**What is required**
Transcribe each line of the material as it is, and drop any picture.

**Data segment**
BEGIN

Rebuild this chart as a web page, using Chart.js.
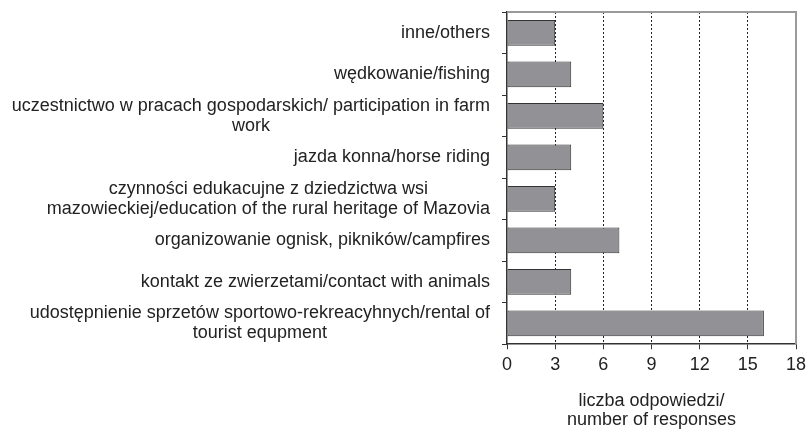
<!DOCTYPE html>
<html><head><meta charset="utf-8">
<script src="https://cdn.jsdelivr.net/npm/chart.js@4"></script>
<style>html,body{margin:0;padding:0;background:#fff}#wrap{width:808px;height:433px}</style>
</head><body><div id="wrap"><canvas id="c"></canvas></div>
<script>
const categories = [
  "inne/others",
  "wędkowanie/fishing",
  ["uczestnictwo w pracach gospodarskich/ participation in farm", "work"],
  "jazda konna/horse riding",
  ["czynności edukacujne z dziedzictwa wsi", "mazowieckiej/education of the rural heritage of Mazovia"],
  "organizowanie ognisk, pikników/campfires",
  "kontakt ze zwierzetami/contact with animals",
  ["udostępnienie sprzetów sportowo-rekreacyhnych/rental of", "tourist equpment"]
];
const responses = [3, 4, 6, 4, 3, 7, 4, 16];
const xTicks = [0, 3, 6, 9, 12, 15, 18];
const axisTitle = ["liczba odpowiedzi/", "number of responses"];

const FONT = "'Liberation Sans', Arial, sans-serif";

const frame = {
  id: 'frame',
  afterDatasetsDraw(chart) {
    const {ctx, chartArea: a} = chart;
    ctx.save();
    ctx.strokeStyle = '#9a9a9a';
    ctx.lineWidth = 2;
    ctx.beginPath();
    ctx.moveTo(a.left, a.top);
    ctx.lineTo(a.right, a.top);
    ctx.lineTo(a.right, a.bottom);
    ctx.stroke();
    ctx.restore();
  }
};

// category labels: each block right-aligned to the axis, lines centred within the block
const catLabels = {
  id: 'catLabels',
  afterDraw(chart) {
    const {ctx} = chart;
    const ys = chart.scales.y;
    const right = chart.chartArea.left - 17;
    const lineH = 20;
    ctx.save();
    ctx.font = '18px ' + FONT;
    ctx.fillStyle = '#222';
    ctx.textBaseline = 'middle';
    chart.data.labels.forEach((lab, i) => {
      const lines = Array.isArray(lab) ? lab : [lab];
      const yc = ys.getPixelForValue(i);
      const w = Math.max(...lines.map(l => ctx.measureText(l).width));
      lines.forEach((l, j) => {
        const yy = yc - (lines.length - 1) * lineH / 2 + j * lineH;
        if (lines.length === 1) {
          ctx.textAlign = 'right';
          ctx.fillText(l, right, yy);
        } else {
          ctx.textAlign = 'center';
          ctx.fillText(l, right - w / 2, yy);
        }
      });
    });
    ctx.restore();
  }
};

Chart.defaults.font.family = FONT;
Chart.defaults.color = '#222';
new Chart(document.getElementById('c'), {
  type: 'bar',
  data: {
    labels: categories,
    datasets: [{
      data: responses,
      backgroundColor: '#929296',
      borderColor: '#333',
      borderWidth: 1,
      borderSkipped: false,
      barPercentage: 1,
      categoryPercentage: 0.62
    }]
  },
  options: {
    indexAxis: 'y',
    responsive: true,
    maintainAspectRatio: false,
    animation: false,
    layout: {padding: {top: 12, right: 12, bottom: 3, left: 0}},
    plugins: {legend: {display: false}, tooltip: {enabled: false}},
    scales: {
      x: {
        min: 0, max: 18,
        afterBuildTicks(s) { s.ticks = xTicks.map(v => ({value: v})); },
        afterFit(s) { s.paddingLeft = 0; s.paddingRight = 0; },
        ticks: {font: {size: 18, lineHeight: 1.2}, color: '#222', padding: 5, maxRotation: 0},
        grid: {
          color: c => (c.tick && (c.tick.value === 0 || c.tick.value === 18)) ? 'rgba(0,0,0,0)' : '#222',
          tickBorderDash: [],
          tickColor: '#333',
          tickLength: 5,
          lineWidth: 1
        },
        border: {color: '#333', width: 1.5, dash: [2, 2]},
        title: {display: true, text: axisTitle, font: {size: 18, lineHeight: 1.06}, color: '#222', padding: {top: 11, bottom: 0}}
      },
      y: {
        afterFit(s) { s.width = 507; s.paddingTop = 0; s.paddingBottom = 0; },
        ticks: {display: false, autoSkip: false},
        grid: {offset: true, drawOnChartArea: false, drawTicks: true, tickLength: 5, tickColor: '#333'},
        border: {color: '#333', width: 1.5}
      }
    }
  },
  plugins: [frame, catLabels]
});
</script></body></html>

END

**Result of the task**
Rebuild this chart as a web page, using Chart.js.
<!DOCTYPE html>
<html><head><meta charset="utf-8">
<script src="https://cdn.jsdelivr.net/npm/chart.js@4"></script>
<style>html,body{margin:0;padding:0;background:#fff}#wrap{width:808px;height:433px}</style>
</head><body><div id="wrap"><canvas id="c"></canvas></div>
<script>
const categories = [
  "inne/others",
  "wędkowanie/fishing",
  ["uczestnictwo w pracach gospodarskich/ participation in farm", "work"],
  "jazda konna/horse riding",
  ["czynności edukacujne z dziedzictwa wsi", "mazowieckiej/education of the rural heritage of Mazovia"],
  "organizowanie ognisk, pikników/campfires",
  "kontakt ze zwierzetami/contact with animals",
  ["udostępnienie sprzetów sportowo-rekreacyhnych/rental of", "tourist equpment"]
];
const responses = [3, 4, 6, 4, 3, 7, 4, 16];
const xTicks = [0, 3, 6, 9, 12, 15, 18];
const axisTitle = ["liczba odpowiedzi/", "number of responses"];

const FONT = "'Liberation Sans', Arial, sans-serif";

const frame = {
  id: 'frame',
  afterDatasetsDraw(chart) {
    const {ctx, chartArea: a} = chart;
    ctx.save();
    ctx.strokeStyle = '#9a9a9a';
    ctx.lineWidth = 2;
    ctx.beginPath();
    ctx.moveTo(a.left, a.top);
    ctx.lineTo(a.right, a.top);
    ctx.lineTo(a.right, a.bottom);
    ctx.stroke();
    ctx.restore();
  }
};

// category labels: each block right-aligned to the axis, lines centred within the block
const catLabels = {
  id: 'catLabels',
  afterDraw(chart) {
    const {ctx} = chart;
    const ys = chart.scales.y;
    const right = chart.chartArea.left - 17;
    const lineH = 20;
    ctx.save();
    ctx.font = '18px ' + FONT;
    ctx.fillStyle = '#222';
    ctx.textBaseline = 'middle';
    chart.data.labels.forEach((lab, i) => {
      const lines = Array.isArray(lab) ? lab : [lab];
      const yc = ys.getPixelForValue(i);
      const w = Math.max(...lines.map(l => ctx.measureText(l).width));
      lines.forEach((l, j) => {
        const yy = yc - (lines.length - 1) * lineH / 2 + j * lineH;
        if (lines.length === 1) {
          ctx.textAlign = 'right';
          ctx.fillText(l, right, yy);
        } else {
          ctx.textAlign = 'center';
          ctx.fillText(l, right - w / 2, yy);
        }
      });
    });
    ctx.restore();
  }
};

Chart.defaults.font.family = FONT;
Chart.defaults.color = '#222';
new Chart(document.getElementById('c'), {
  type: 'bar',
  data: {
    labels: categories,
    datasets: [{
      data: responses,
      backgroundColor: '#929296',
      borderColor: '#333',
      borderWidth: 1,
      borderSkipped: false,
      barPercentage: 1,
      categoryPercentage: 0.62
    }]
  },
  options: {
    indexAxis: 'y',
    responsive: true,
    maintainAspectRatio: false,
    animation: false,
    layout: {padding: {top: 12, right: 12, bottom: 3, left: 0}},
    plugins: {legend: {display: false}, tooltip: {enabled: false}},
    scales: {
      x: {
        min: 0, max: 18,
        afterBuildTicks(s) { s.ticks = xTicks.map(v => ({value: v})); },
        afterFit(s) { s.paddingLeft = 0; s.paddingRight = 0; },
        ticks: {font: {size: 18, lineHeight: 1.2}, color: '#222', padding: 5, maxRotation: 0},
        grid: {
          color: c => (c.tick && (c.tick.value === 0 || c.tick.value === 18)) ? 'rgba(0,0,0,0)' : '#222',
          tickBorderDash: [],
          tickColor: '#333',
          tickLength: 5,
          lineWidth: 1
        },
        border: {color: '#333', width: 1.5, dash: [2, 2]},
        title: {display: true, text: axisTitle, font: {size: 18, lineHeight: 1.06}, color: '#222', padding: {top: 11, bottom: 0}}
      },
      y: {
        afterFit(s) { s.width = 507; s.paddingTop = 0; s.paddingBottom = 0; },
        ticks: {display: false, autoSkip: false},
        grid: {offset: true, drawOnChartArea: false, drawTicks: true, tickLength: 5, tickColor: '#333'},
        border: {color: '#333', width: 1.5}
      }
    }
  },
  plugins: [frame, catLabels]
});
</script></body></html>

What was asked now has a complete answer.